Start

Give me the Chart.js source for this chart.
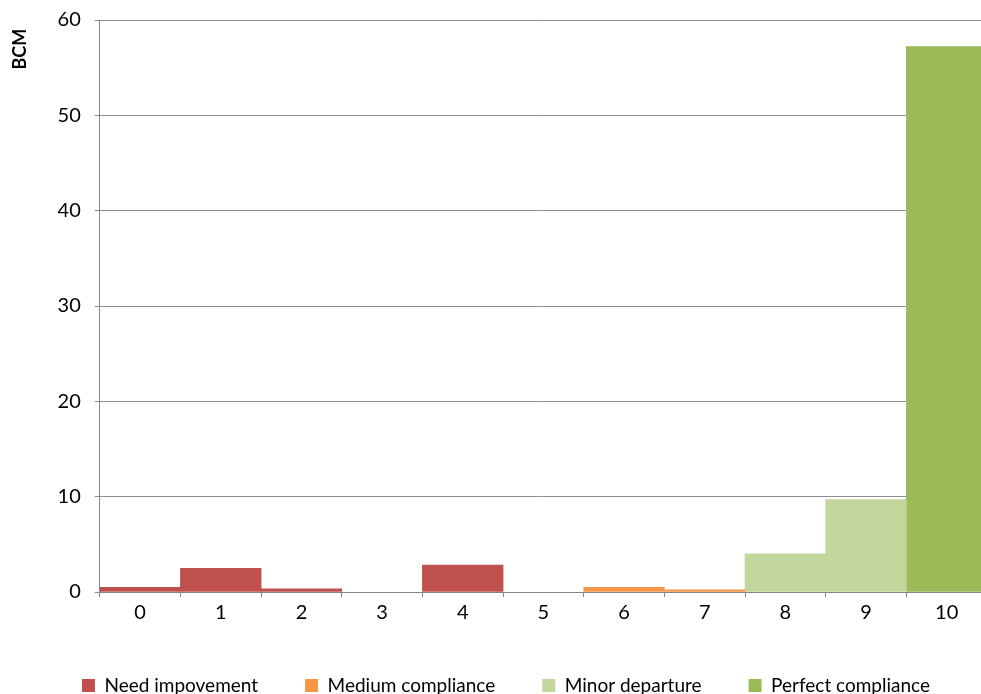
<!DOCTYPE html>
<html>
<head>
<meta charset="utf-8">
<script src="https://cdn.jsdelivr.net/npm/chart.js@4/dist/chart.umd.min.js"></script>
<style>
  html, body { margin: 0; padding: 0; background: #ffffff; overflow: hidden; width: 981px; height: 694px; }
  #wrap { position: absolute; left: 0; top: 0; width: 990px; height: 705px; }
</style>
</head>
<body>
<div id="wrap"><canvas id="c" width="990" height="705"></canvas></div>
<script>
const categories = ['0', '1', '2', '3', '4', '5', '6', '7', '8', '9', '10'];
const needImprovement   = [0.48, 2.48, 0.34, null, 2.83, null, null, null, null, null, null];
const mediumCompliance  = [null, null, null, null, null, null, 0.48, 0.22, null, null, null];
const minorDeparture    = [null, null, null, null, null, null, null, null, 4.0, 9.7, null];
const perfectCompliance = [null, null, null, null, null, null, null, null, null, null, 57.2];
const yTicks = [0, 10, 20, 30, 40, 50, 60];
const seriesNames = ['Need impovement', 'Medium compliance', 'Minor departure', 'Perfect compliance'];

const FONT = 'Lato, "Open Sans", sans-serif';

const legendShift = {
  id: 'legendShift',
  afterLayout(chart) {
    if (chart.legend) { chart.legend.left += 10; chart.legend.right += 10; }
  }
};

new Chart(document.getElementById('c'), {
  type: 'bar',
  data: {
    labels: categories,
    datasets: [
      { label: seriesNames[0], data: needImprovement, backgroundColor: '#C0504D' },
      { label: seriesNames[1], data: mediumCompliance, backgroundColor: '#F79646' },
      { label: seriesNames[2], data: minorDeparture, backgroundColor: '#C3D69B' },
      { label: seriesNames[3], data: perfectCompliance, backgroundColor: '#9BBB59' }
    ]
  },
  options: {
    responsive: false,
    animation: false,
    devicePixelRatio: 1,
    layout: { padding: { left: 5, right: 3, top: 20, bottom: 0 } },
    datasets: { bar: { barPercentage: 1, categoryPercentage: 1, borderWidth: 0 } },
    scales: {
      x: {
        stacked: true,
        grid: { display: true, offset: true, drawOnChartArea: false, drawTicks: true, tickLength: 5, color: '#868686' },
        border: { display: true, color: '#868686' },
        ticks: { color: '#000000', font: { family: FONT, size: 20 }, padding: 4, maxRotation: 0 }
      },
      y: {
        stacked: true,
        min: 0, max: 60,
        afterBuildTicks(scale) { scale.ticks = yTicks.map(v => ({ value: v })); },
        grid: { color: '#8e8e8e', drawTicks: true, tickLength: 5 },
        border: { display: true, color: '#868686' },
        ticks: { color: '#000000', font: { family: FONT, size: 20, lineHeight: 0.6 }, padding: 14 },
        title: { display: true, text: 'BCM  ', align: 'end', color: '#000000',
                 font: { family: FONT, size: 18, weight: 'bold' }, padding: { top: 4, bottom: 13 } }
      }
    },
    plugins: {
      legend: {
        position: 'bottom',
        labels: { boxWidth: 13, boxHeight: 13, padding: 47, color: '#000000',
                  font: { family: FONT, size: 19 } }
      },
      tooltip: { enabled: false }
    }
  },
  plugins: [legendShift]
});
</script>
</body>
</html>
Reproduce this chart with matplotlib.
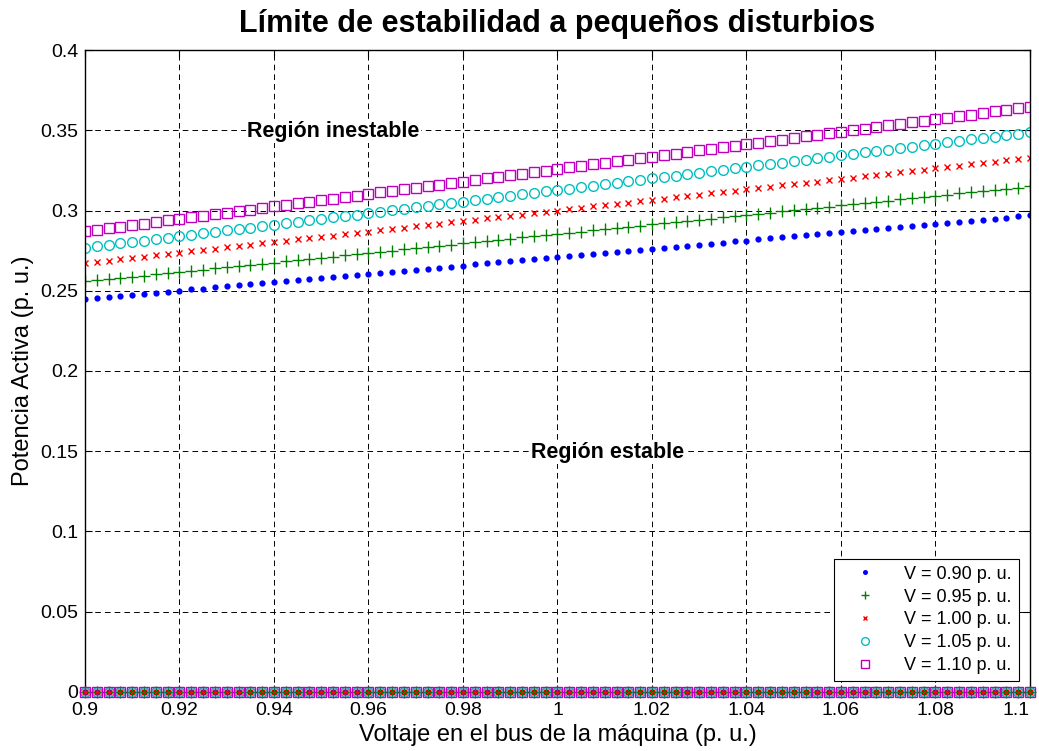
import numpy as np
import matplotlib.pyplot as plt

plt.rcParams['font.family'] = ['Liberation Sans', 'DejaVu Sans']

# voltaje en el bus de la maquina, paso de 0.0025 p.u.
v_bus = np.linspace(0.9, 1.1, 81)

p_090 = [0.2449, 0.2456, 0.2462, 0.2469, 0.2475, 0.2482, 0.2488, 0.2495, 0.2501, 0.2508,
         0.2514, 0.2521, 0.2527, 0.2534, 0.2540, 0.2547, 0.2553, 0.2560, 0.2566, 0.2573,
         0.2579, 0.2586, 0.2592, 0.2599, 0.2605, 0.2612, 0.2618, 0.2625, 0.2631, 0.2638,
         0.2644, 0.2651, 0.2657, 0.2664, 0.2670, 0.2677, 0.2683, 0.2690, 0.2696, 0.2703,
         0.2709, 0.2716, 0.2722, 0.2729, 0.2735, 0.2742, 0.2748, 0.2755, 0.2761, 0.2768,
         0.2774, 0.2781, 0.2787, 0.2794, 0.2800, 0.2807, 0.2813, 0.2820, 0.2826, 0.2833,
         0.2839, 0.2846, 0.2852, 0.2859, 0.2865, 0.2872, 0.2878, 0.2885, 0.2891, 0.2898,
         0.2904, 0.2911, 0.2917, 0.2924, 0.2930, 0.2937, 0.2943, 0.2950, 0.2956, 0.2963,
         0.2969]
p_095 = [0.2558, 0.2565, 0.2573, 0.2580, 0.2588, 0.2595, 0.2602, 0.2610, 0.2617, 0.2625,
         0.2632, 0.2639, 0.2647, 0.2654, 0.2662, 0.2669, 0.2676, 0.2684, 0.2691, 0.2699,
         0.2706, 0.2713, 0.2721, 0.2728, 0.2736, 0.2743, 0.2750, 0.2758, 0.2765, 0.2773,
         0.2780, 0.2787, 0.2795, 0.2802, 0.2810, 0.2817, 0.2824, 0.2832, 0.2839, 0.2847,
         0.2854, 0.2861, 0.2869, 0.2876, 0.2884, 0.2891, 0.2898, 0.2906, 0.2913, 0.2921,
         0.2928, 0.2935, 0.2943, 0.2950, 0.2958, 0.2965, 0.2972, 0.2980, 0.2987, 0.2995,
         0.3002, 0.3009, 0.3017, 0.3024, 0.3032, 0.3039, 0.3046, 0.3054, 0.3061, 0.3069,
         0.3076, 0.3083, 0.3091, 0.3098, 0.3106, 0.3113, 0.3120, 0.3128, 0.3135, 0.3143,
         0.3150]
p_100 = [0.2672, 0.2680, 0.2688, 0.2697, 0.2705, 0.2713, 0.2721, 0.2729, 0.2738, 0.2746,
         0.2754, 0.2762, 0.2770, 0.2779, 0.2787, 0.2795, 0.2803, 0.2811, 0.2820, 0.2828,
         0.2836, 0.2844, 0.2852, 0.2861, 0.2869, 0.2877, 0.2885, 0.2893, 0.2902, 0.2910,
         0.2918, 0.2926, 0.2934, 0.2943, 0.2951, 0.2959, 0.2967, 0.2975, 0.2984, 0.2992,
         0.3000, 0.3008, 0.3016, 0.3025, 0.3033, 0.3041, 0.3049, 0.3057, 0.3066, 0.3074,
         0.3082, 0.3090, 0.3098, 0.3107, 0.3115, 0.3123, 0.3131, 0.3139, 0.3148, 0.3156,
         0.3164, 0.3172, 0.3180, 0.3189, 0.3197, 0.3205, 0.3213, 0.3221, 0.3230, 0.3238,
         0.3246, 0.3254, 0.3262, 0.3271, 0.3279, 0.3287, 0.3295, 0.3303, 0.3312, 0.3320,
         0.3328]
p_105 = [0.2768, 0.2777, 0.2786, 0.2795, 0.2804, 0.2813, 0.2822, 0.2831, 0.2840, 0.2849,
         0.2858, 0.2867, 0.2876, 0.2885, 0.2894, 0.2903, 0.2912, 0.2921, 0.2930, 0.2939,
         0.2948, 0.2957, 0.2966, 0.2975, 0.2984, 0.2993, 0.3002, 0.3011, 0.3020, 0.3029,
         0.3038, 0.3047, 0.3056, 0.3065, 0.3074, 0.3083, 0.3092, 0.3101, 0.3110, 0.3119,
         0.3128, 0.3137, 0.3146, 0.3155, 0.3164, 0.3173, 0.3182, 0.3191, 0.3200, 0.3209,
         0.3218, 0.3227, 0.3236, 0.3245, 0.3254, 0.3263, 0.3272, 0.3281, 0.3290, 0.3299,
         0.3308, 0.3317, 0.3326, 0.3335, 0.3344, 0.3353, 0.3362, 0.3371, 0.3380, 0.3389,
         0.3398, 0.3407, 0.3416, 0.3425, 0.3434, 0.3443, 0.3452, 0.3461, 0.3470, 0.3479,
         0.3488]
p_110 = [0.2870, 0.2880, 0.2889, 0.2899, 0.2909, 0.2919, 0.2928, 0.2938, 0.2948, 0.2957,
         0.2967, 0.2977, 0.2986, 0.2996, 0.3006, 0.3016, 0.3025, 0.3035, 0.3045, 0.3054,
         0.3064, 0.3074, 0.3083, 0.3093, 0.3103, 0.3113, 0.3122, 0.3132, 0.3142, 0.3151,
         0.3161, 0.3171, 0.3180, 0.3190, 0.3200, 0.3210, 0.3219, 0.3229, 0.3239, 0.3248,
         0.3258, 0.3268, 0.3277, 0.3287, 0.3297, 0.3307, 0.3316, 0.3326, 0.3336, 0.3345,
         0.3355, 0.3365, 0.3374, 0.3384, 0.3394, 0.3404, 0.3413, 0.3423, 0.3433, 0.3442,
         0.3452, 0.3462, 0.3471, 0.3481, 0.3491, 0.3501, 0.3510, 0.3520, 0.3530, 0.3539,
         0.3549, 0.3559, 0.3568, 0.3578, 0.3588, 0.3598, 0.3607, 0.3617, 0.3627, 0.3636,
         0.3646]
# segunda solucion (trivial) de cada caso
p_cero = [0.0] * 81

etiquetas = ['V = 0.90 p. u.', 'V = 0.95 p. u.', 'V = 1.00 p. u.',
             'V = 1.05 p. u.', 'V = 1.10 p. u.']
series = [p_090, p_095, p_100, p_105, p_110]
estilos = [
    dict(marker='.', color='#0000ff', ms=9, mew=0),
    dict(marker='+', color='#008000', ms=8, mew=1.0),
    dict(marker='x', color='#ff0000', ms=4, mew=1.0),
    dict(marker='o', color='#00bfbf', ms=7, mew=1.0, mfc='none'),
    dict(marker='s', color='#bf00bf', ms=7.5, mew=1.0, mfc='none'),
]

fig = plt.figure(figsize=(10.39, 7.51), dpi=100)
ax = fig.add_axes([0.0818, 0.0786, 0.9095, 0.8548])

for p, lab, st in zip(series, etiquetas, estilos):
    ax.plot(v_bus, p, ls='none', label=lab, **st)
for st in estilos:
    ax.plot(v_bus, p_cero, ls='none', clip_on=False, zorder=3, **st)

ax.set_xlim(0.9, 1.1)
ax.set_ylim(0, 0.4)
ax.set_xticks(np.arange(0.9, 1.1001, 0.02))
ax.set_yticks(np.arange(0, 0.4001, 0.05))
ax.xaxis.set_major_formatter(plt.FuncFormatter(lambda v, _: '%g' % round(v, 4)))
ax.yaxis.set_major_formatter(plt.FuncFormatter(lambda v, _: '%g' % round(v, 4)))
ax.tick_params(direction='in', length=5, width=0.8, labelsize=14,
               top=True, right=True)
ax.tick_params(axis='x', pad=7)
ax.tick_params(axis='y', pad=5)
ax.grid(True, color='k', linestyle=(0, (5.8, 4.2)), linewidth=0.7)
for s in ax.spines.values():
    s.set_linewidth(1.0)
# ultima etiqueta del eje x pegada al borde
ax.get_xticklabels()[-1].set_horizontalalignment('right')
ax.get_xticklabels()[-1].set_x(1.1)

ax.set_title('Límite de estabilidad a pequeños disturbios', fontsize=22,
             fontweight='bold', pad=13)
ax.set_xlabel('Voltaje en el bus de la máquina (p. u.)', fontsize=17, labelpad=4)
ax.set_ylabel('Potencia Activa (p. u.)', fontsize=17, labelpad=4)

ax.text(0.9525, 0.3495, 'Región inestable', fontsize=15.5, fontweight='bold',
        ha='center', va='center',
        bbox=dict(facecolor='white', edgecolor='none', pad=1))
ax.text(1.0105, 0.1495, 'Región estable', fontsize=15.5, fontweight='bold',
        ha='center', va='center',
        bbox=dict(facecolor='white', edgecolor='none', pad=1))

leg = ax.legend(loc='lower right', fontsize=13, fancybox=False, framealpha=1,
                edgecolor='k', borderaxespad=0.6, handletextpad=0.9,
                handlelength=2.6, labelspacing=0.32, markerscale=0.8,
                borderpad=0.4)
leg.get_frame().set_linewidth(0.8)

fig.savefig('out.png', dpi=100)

End

Leave out every picture, then retype exactly the lines from the one containing "Reproduce this chart with matplotlib." through the one containing "v_bus = np.linspace(0.9, 1.1, 81)".

Reproduce this chart with matplotlib.
import numpy as np
import matplotlib.pyplot as plt

plt.rcParams['font.family'] = ['Liberation Sans', 'DejaVu Sans']

# voltaje en el bus de la maquina, paso de 0.0025 p.u.
v_bus = np.linspace(0.9, 1.1, 81)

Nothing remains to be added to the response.